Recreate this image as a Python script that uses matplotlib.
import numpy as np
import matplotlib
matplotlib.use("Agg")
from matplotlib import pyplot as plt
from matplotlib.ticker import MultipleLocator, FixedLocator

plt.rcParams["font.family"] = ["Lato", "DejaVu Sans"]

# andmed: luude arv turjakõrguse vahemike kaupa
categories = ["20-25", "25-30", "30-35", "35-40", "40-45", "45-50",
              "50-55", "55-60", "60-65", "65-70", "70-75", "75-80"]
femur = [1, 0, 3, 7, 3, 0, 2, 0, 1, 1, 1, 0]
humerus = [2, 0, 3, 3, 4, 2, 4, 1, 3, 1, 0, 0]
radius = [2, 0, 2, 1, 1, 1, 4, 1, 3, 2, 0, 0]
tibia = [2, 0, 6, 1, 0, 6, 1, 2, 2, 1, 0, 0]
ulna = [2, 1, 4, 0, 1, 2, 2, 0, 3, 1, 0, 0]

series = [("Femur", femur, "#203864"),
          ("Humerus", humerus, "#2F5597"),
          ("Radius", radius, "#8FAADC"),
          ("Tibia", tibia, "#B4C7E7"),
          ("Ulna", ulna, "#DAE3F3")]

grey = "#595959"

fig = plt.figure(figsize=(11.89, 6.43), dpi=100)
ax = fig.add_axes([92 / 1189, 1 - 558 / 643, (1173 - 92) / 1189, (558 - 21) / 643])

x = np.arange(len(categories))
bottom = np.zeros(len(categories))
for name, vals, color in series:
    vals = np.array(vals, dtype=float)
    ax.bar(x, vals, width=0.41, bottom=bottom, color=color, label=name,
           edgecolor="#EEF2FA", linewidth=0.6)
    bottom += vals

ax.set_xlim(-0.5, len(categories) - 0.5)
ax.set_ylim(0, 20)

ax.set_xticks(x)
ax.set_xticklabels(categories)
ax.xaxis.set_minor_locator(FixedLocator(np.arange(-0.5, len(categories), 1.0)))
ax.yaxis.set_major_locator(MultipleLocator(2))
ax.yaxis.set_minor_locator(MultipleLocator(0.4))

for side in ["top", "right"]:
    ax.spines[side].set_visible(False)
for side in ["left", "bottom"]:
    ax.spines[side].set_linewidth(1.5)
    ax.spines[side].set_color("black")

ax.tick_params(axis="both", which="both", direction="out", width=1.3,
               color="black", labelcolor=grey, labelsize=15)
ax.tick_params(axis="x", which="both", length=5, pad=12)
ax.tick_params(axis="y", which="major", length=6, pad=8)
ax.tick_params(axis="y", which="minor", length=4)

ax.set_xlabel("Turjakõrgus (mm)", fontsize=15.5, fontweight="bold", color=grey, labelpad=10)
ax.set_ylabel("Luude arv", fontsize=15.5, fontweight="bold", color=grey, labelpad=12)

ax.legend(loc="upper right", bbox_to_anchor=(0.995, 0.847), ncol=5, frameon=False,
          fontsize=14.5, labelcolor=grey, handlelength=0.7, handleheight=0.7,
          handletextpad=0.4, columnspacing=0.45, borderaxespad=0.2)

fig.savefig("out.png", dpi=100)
+ + + + + + +
→ Required task
Which lines of the data above contain "matplotlib"? Copy each one.

→ Answer to the exercise
Recreate this image as a Python script that uses matplotlib.
import matplotlib
matplotlib.use("Agg")
from matplotlib import pyplot as plt
from matplotlib.ticker import MultipleLocator, FixedLocator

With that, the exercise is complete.